Salah satu contohnya, lanjut Laksanto, perkebunan besar kelapa sawit dan HPH telah membuat masyarakat adat terusir dari wilayah dan hutan ulayatnya. Padahal, masyarakat adat dengan kearifan lokalnya selalu menjaga kelestarian alam.

“Sudah saatnya Negara dan Pemerintah mengadopsi hukum adat dan kearifan lokal yang hidup dan berkembang dalam masyarakat adat dalam kaitannya dengan perlindungan dan pengelolaan lingkungan hidup,” ujarnya.

Pasalnya, kata Laksanto, masyarakat adat dan kearifan lokalnya selama ini berada di garda terdepan dalam menjaga dan melestarikan lingkungan hidupnya. Jika Negara dan pemerintah terlalu berorientasi kepada hukum positif serta mengabaikan hukum adat dan kearifan lokal terkait perlindungan dan pengelolaan lingkungan hidup, jelas sebuah kekeliruan besar dan harus dikoreksi.

“Ini urgen dilakukan demi menjaga kelestarian, kesinambungan, dan keseimbangan lingkungan hidup untuk kepentingan generasi yang akan datang. Kerusakan lingkungan hidup harus segera dihentikan dan tidak ada toleransi bagi perusak dan pencemar lingkungan hidup,” katanya.
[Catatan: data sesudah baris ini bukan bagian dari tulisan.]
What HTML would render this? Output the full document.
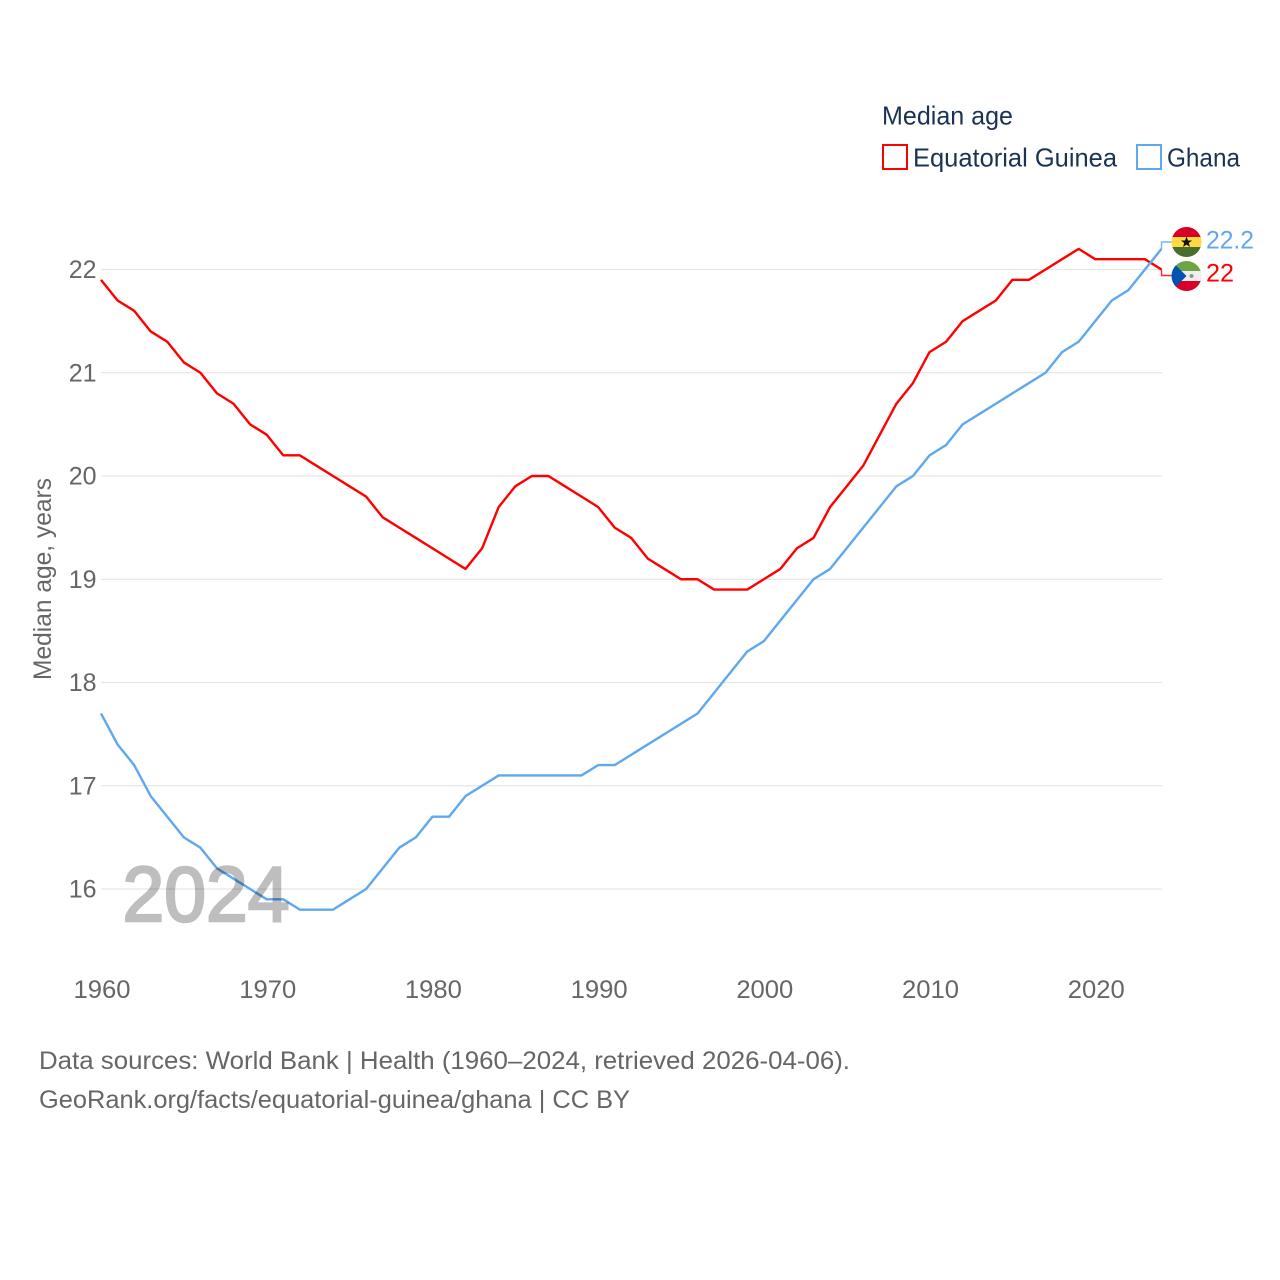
<!DOCTYPE html>
<html lang="en">
<head>
<meta charset="utf-8">
<title>Median age: Equatorial Guinea and Ghana</title>
<style>
html,body{margin:0;padding:0;background:#fff;width:1280px;height:1280px;overflow:hidden}
svg{display:block}
text{font-family:"Liberation Sans",sans-serif}
</style>
</head>
<body>
<svg id="chart" xmlns="http://www.w3.org/2000/svg" width="1280" height="1280" viewBox="0 0 1280 1280">
  <defs>
    <clipPath id="clip-ghana"><circle cx="1186.5" cy="242" r="15"/></clipPath>
    <clipPath id="clip-eg"><circle cx="1186.5" cy="276" r="15"/></clipPath>
  </defs>
  <rect x="0" y="0" width="1280" height="1280" fill="#fff"/>
  <g id="grid"></g>
  <g id="yticks"></g>
  <g id="xticks"></g>
  <g id="series"></g>
  <text x="122.5" y="921" font-size="78" font-weight="normal" fill="#000" stroke="#000" stroke-width="2.5" opacity="0.25" textLength="167" lengthAdjust="spacingAndGlyphs">2024</text>
  <text transform="translate(51,680) rotate(-90)" font-size="25" fill="#666" textLength="202" lengthAdjust="spacingAndGlyphs">Median age, years</text>

  <g>
    <text x="882" y="124.5" font-size="26" fill="#1a3354" textLength="131" lengthAdjust="spacingAndGlyphs">Median age</text>
    <rect x="883" y="145" width="24" height="24" fill="none" stroke="#ff0000" stroke-width="2"/>
    <text x="913" y="166.5" font-size="26" fill="#1a3354" textLength="204" lengthAdjust="spacingAndGlyphs">Equatorial Guinea</text>
    <rect x="1137" y="145" width="24" height="24" fill="none" stroke="#5fa8ee" stroke-width="2"/>
    <text x="1167" y="166.5" font-size="26" fill="#1a3354" textLength="73" lengthAdjust="spacingAndGlyphs">Ghana</text>
  </g>

  <text x="1206" y="248.5" font-size="25" fill="#5fa8ee" textLength="48" lengthAdjust="spacingAndGlyphs">22.2</text>
  <text x="1206" y="281.5" font-size="25" fill="#ff0000" textLength="28" lengthAdjust="spacingAndGlyphs">22</text>

  <text x="39" y="1069" font-size="25" fill="#666" textLength="811" lengthAdjust="spacingAndGlyphs">Data sources: World Bank | Health (1960–2024, retrieved 2026-04-06).</text>
  <text x="39" y="1108" font-size="25" fill="#666" textLength="591" lengthAdjust="spacingAndGlyphs">GeoRank.org/facts/equatorial-guinea/ghana | CC BY</text>
</svg>
<script>
const years = [1960,1961,1962,1963,1964,1965,1966,1967,1968,1969,1970,1971,1972,1973,1974,1975,1976,1977,1978,1979,1980,1981,1982,1983,1984,1985,1986,1987,1988,1989,1990,1991,1992,1993,1994,1995,1996,1997,1998,1999,2000,2001,2002,2003,2004,2005,2006,2007,2008,2009,2010,2011,2012,2013,2014,2015,2016,2017,2018,2019,2020,2021,2022,2023,2024];
const equatorialGuinea = [21.9,21.7,21.6,21.4,21.3,21.1,21.0,20.8,20.7,20.5,20.4,20.2,20.2,20.1,20.0,19.9,19.8,19.6,19.5,19.4,19.3,19.2,19.1,19.3,19.7,19.9,20.0,20.0,19.9,19.8,19.7,19.5,19.4,19.2,19.1,19.0,19.0,18.9,18.9,18.9,19.0,19.1,19.3,19.4,19.7,19.9,20.1,20.4,20.7,20.9,21.2,21.3,21.5,21.6,21.7,21.9,21.9,22.0,22.1,22.2,22.1,22.1,22.1,22.1,22.0];
const ghana = [17.7,17.4,17.2,16.9,16.7,16.5,16.4,16.2,16.1,16.0,15.9,15.9,15.8,15.8,15.8,15.9,16.0,16.2,16.4,16.5,16.7,16.7,16.9,17.0,17.1,17.1,17.1,17.1,17.1,17.1,17.2,17.2,17.3,17.4,17.5,17.6,17.7,17.9,18.1,18.3,18.4,18.6,18.8,19.0,19.1,19.3,19.5,19.7,19.9,20.0,20.2,20.3,20.5,20.6,20.7,20.8,20.9,21.0,21.2,21.3,21.5,21.7,21.8,22.0,22.2];
const yTickValues = [16,17,18,19,20,21,22];
const xTickValues = [1960,1970,1980,1990,2000,2010,2020];

const NS = 'http://www.w3.org/2000/svg';
const xScale = function (year) { return 101 + (year - 1960) * (1161.5 - 101) / 64; };
const yScale = function (v) { return 889 - (v - 16) * (889 - 269.5) / 6; };

const grid = document.getElementById('grid');
const yticks = document.getElementById('yticks');
const xticks = document.getElementById('xticks');
const seriesGroup = document.getElementById('series');

yTickValues.forEach(function (v) {
  const line = document.createElementNS(NS, 'line');
  
  
  line.setAttribute('x1', 101);
  line.setAttribute('x2', 1162);
  line.setAttribute('y1', yScale(v));
  line.setAttribute('y2', yScale(v));
  line.setAttribute('stroke', '#e6e6e6');
  line.setAttribute('stroke-width', 1.2);
  grid.appendChild(line);

  const label = document.createElementNS(NS, 'text');
  
  
  label.setAttribute('x', 96.5);
  label.setAttribute('y', yScale(v) + 8.5);
  label.setAttribute('text-anchor', 'end');
  label.setAttribute('font-size', 25);
  label.setAttribute('fill', '#666');
  label.textContent = String(v);
  yticks.appendChild(label);
});

xTickValues.forEach(function (yr) {
  const label = document.createElementNS(NS, 'text');
  
  
  label.setAttribute('x', xScale(yr) - 27.5);
  label.setAttribute('y', 998);
  label.setAttribute('font-size', 25);
  label.setAttribute('fill', '#666');
  label.setAttribute('textLength', 57);
  label.setAttribute('lengthAdjust', 'spacingAndGlyphs');
  label.textContent = String(yr);
  xticks.appendChild(label);
});

function drawSeries(values, color, name, flagY) {
  const pts = values.map(function (v, i) { return xScale(years[i]) + ',' + yScale(v); }).join(' ');
  const line = document.createElementNS(NS, 'polyline');
  
  
  line.setAttribute('points', pts);
  line.setAttribute('fill', 'none');
  line.setAttribute('stroke', color);
  line.setAttribute('stroke-width', 2.4);
  line.setAttribute('stroke-linejoin', 'round');
  seriesGroup.appendChild(line);

  const endX = xScale(years[years.length - 1]);
  const endY = yScale(values[values.length - 1]);
  const connector = document.createElementNS(NS, 'polyline');
  
  
  connector.setAttribute('points', endX + ',' + endY + ' ' + endX + ',' + flagY + ' 1172,' + flagY);
  connector.setAttribute('fill', 'none');
  connector.setAttribute('stroke', color);
  connector.setAttribute('stroke-width', 1.4);
  connector.setAttribute('stroke-opacity', 0.85);
  seriesGroup.appendChild(connector);
}

drawSeries(equatorialGuinea, '#ff0000', 'equatorial-guinea', 275.5);
drawSeries(ghana, '#5fa8ee', 'ghana', 242);
</script>
<svg xmlns="http://www.w3.org/2000/svg" width="1280" height="1280" viewBox="0 0 1280 1280" style="position:absolute;left:0;top:0;pointer-events:none">
  <g clip-path="url(#clip-ghana)">
    <rect x="1171" y="227" width="31" height="10" fill="#d80027"/>
    <rect x="1171" y="237" width="31" height="10" fill="#ffda44"/>
    <rect x="1171" y="247" width="31" height="10" fill="#496e2d"/>
    <polygon points="1186.5,236.5 1188,240.5 1192,240.5 1188.8,243 1190,247 1186.5,244.6 1183,247 1184.2,243 1181,240.5 1185,240.5" fill="#111"/>
  </g>
  <g clip-path="url(#clip-eg)">
    <rect x="1171" y="261" width="31" height="10" fill="#6da544"/>
    <rect x="1171" y="271" width="31" height="10" fill="#eeeeee"/>
    <rect x="1171" y="281" width="31" height="10" fill="#d80027"/>
    <polygon points="1171.5,261 1186.5,276 1171.5,291" fill="#0052b4"/>
    <circle cx="1191.5" cy="276" r="2" fill="#8a9a8a"/>
  </g>
</svg>
</body>
</html>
APHA Indonesia, lanjut Laksanto, menegaskan, pihak yang tidak concern dan tidak menjadikan permasalahan lingkungan hidup sebagai prioritas nasional tidak layak hidup di bumi Indonesia.

Laksanto mengungkapkan, sudah belasan tahun RUU Hukum Adat belum juga disahkan oleh pemerintah dan DPR meskipun sudah berulang kali masuk dalam prolegnas.
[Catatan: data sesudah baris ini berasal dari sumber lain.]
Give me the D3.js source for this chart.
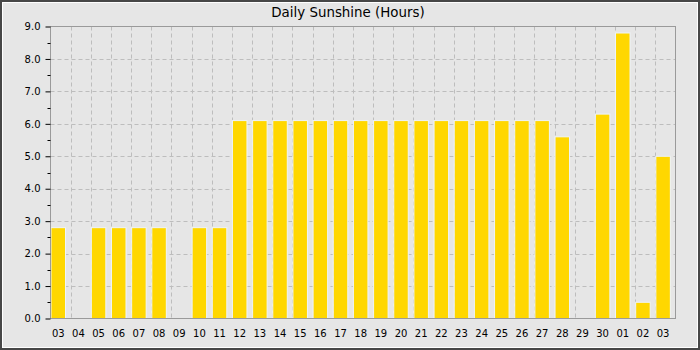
<!DOCTYPE html>
<html>
<head>
<meta charset="utf-8">
<script src="https://cdn.jsdelivr.net/npm/d3@7"></script>
<style>
  html, body { margin: 0; padding: 0; background: #fff; }
  svg { display: block; font-family: "DejaVu Sans", sans-serif; }
</style>
</head>
<body>
<svg id="chart" width="700" height="350"></svg>
<script>
const title = "Daily Sunshine (Hours)";
const days = ["03","04","05","06","07","08","09","10","11","12","13","14","15","16","17","18","19","20","21","22","23","24","25","26","27","28","29","30","01","02","03"];
const sunshine = [2.8,0,2.8,2.8,2.8,2.8,0,2.8,2.8,6.1,6.1,6.1,6.1,6.1,6.1,6.1,6.1,6.1,6.1,6.1,6.1,6.1,6.1,6.1,6.1,5.6,0,6.3,8.8,0.5,5.0];
const yTicks = [0,1,2,3,4,5,6,7,8,9];
const yMinorTicks = [0.5,1.5,2.5,3.5,4.5,5.5,6.5,7.5,8.5];

const svg = d3.select("#chart");
const W = 700, H = 350;
const plot = { left: 50.5, right: 675.5, top: 26.5, bottom: 318.5 };

// outer frame
svg.append("rect").attr("x",0).attr("y",0).attr("width",W).attr("height",H).attr("fill","#474747");
svg.append("rect").attr("x",2).attr("y",2).attr("width",696).attr("height",346).attr("fill","#ffffff");
svg.append("rect").attr("x",3).attr("y",3).attr("width",694).attr("height",344).attr("fill","#e6e6e6");

const idx = days.map((d,i)=>i);
const x = d3.scaleBand().domain(idx).range([plot.left, plot.right]).padding(0);
const y = d3.scaleLinear().domain([0,9]).range([plot.bottom, plot.top]);

// grid
const g = svg.append("g");
g.selectAll("line.hg").data(yTicks.slice(1,-1)).join("line")
  .attr("x1",plot.left).attr("x2",plot.right)
  .attr("y1",d=>Math.round(y(d))+0.5).attr("y2",d=>Math.round(y(d))+0.5)
  .attr("stroke","#bdbdbd").attr("stroke-dasharray","4,3");
g.selectAll("line.vg").data(idx.slice(1)).join("line")
  .attr("x1",d=>Math.round(x(d))+0.5).attr("x2",d=>Math.round(x(d))+0.5)
  .attr("y1",plot.top).attr("y2",plot.bottom)
  .attr("stroke","#bdbdbd").attr("stroke-dasharray","4,3");

// bars
const bw = x.bandwidth()*0.72;
svg.append("g").selectAll("rect").data(sunshine).join("rect")
  .attr("x",(d,i)=>x(i)+0.5)
  .attr("y",d=>y(d))
  .attr("width",bw)
  .attr("height",d=>Math.max(0,plot.bottom-y(d)))
  .attr("fill","#ffd700")
  .attr("stroke",d=>d>0?"#eef4fb":"none")
  .attr("stroke-width",1);

// frame
svg.append("rect").attr("x",plot.left).attr("y",plot.top)
  .attr("width",plot.right-plot.left).attr("height",plot.bottom-plot.top)
  .attr("fill","none").attr("stroke","#9a9a9a");

// y axis
const ya = svg.append("g").attr("transform",`translate(${plot.left},0)`)
  .call(d3.axisLeft(y).tickValues(yTicks).tickFormat(d3.format(".1f")).tickSize(5).tickPadding(5));
ya.select(".domain").remove();
ya.selectAll(".tick line").attr("stroke","#000");
ya.selectAll(".tick text").attr("font-size",10).attr("fill","#000").attr("font-family","DejaVu Sans");
ya.append("g").selectAll("line").data(yMinorTicks).join("line")
  .attr("x1",-3).attr("x2",0)
  .attr("y1",d=>Math.round(y(d))+0.5).attr("y2",d=>Math.round(y(d))+0.5)
  .attr("stroke","#000");

// x labels
svg.append("g").selectAll("text").data(days).join("text")
  .attr("x",(d,i)=>x(i)+0.5+bw/2)
  .attr("y",336.5)
  .attr("text-anchor","middle")
  .attr("font-size",10)
  .attr("fill","#000")
  .text(d=>d);

// title
svg.append("text").attr("x",348).attr("y",16.5).attr("text-anchor","middle")
  .attr("font-size",13.4).attr("fill","#000").text(title);
</script>
</body>
</html>
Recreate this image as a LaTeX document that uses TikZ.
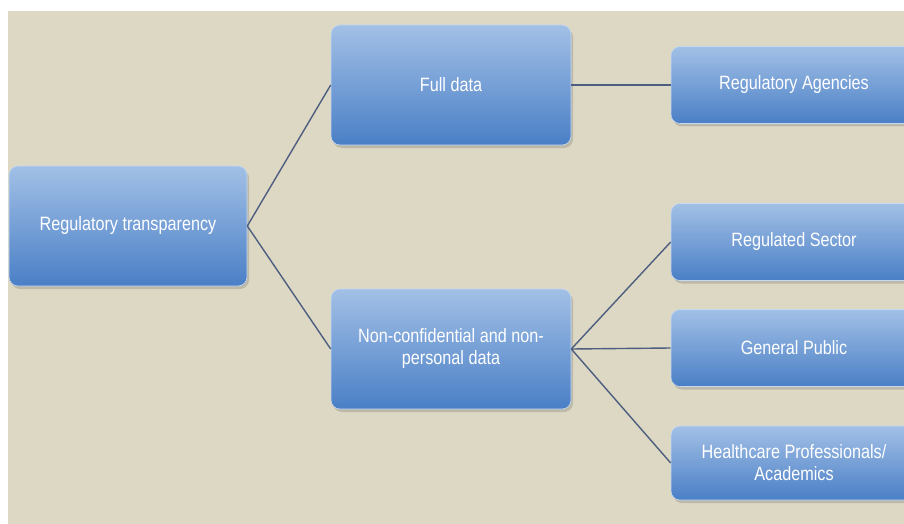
\documentclass[tikz,border=0pt]{standalone}
\usepackage{fontspec}
\setmainfont{Liberation Sans}[FakeStretch=0.84]
\usepackage{tikz}
\usetikzlibrary{shadows}
\definecolor{pagebeige}{HTML}{DDD8C3}
\definecolor{boxtop}{HTML}{A2C0E6}
\definecolor{boxbot}{HTML}{4A7FC6}
\definecolor{linkblue}{HTML}{4D5E80}
\tikzset{
    box/.style    = {rounded corners=9pt, top color=boxtop, bottom color=boxbot,
                    draw=boxtop!60!white, line width=0.6pt,
                    drop shadow={opacity=0.35, shadow xshift=2pt, shadow yshift=-3pt},
                    text=white, align=center, inner sep=4pt,
                    font=\fontsize{19.3}{22}\selectfont},
    bigbox/.style = {box, minimum width=240pt, minimum height=120pt},
    leafbox/.style= {box, minimum width=246pt, minimum height=77pt},
    link/.style   = {draw=linkblue, line width=1.4pt},
  }

\begin{document}
\begin{tikzpicture}[x=1pt,y=-1pt]
    % page and beige panel
    \useasboundingbox (0,0) rectangle (904,524);
    \fill[white] (0,0) rectangle (904,524);
    \fill[pagebeige] (8,11) rectangle (904,524);
    \clip (0,0) rectangle (904,524);

    % Boxes: root, middle level and the leaves
    \node[bigbox, minimum width=238pt] (root) at (128,226) {Regulatory transparency};
    \node[bigbox] (full) at (451,85) {Full data};
    \node[bigbox] (open) at (451,349) {Non-confidential and non-\\personal data};
    \node[leafbox] (agency) at (794,85) {Regulatory Agencies};
    \node[leafbox] (sector) at (794,242) {Regulated Sector};
    \node[leafbox] (public) at (794,348) {General Public};
    \node[leafbox, minimum height=74pt] (health) at (794,463) {Healthcare Professionals/\\Academics};

    % Connectors
    \draw[link] (root.east) -- (full.west);
    \draw[link] (root.east) -- (open.west);
    \draw[link] (full.east) -- (agency.west);
    \foreach \t in {sector,public,health} {
        \draw[link] (open.east) -- (\t.west);
    }
\end{tikzpicture}
\end{document}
Ia menjelskan, dalam kaitannya dengan masyarakat adat dan hak-hak tradisionalnya, Pasal 18B Ayat (2) UUD NRI Tahun 1945 menyatakan bahwa “Negara mengakui dan menghormati kesatuan-kesatuan masyarakat hukum adat beserta hak-hak tradisionalnya sepanjang masih hidup dan sesuai dengan perkembangan masyarakat dan prinsip Negara Kesatuan Republik Indonesia, yang diatur dalam undang-undang”.

“Sejatinya muatan pasal tersebut menjadi landasan konstitusional bagi pembentukan UU yang berkaitan dengan pengelolaan sumber daya alam, seperti UU PA, UU Pertambangan dan Minerba, UU Pertanahan, UU Kehutanan, UU Investasi, dan sejenisnya, selain berlandaskan Pasal 33 Ayat (3) UUD NRI Tahun 1945,” katanya.

Terkait itu, sinkronisasi muatan UU dan peraturan perundang-undangan di bidang pengelolaan SDA dengan hukum adat dan kearifan lokal yang berkaitan dengan lingkungan hidup adalah sebuah keniscayaan.

“Negara dan pemerintah harus peka dan sadar bahwa kerusakan lingkungan hidup dari hari ke hari makin parah, sehingga makin mengancam kehidupan setiap warga negara Indonesia, termasuk masyarakat adat,” ujarnya.

Tingginya tingkat kerusakan alam berakibat meningkatnya risiko terjadi bencana alam. Bencana seperti banjir, kebakaran hutan, tanah longsor, dan lain sebagainya adalah buah dari buruknya perilaku perorangan, kelompok orang dan korporasi yang mengelola SDA (profit oriented), serta tidak optimalnya tata kelola dalam pengelolaan dan pengawasan lingkungan hidup oleh pemerintah.

“Banyaknya kasus bencana banjir dan longsor di berbagai wilayah di Indonesia sejatinya membuat Pemerintah Pusat dan Daerah serius terhadap persoalan lingkungan hidup,” katanya.

Sebagai komitmen terhadap eksistensi Masyarakat Hukum Adat di Indonesia, APHA berkolaborasi dengan Fakultas Hukum Universitas Katolik Parahyangan (FH Unpar) Bandung akan menyelenggarakan Seminar bertajuk “Dinamika dan Tantangan Keberadaan Peradilan Adat di Indonesia Pasca-Diberlakukannya KUHP Baru” di Unpar Bandung pada 17 Februari 2024.

Adapun yang menjadi pembicara dalam acara tersebut, yakni Prof. Dr. Topo Santoso, S.H., M.H. dari Universitas Indonesia (UI) Jakarta, Prof. Dr. Anak Agung Istri Ari Atu Dewi, S.H., M.H. dari Universitas Udayana Denpasar, Singgih Budi Prakoso, S.H., M.H. Hakim Tinggi Pengadilan Tinggi Jakarta, dan Prof. Dr. Dr. Catharina Dewi Wulansari, PhD, S.H., M.H., S.E., M.M. dari Unpar Bandung.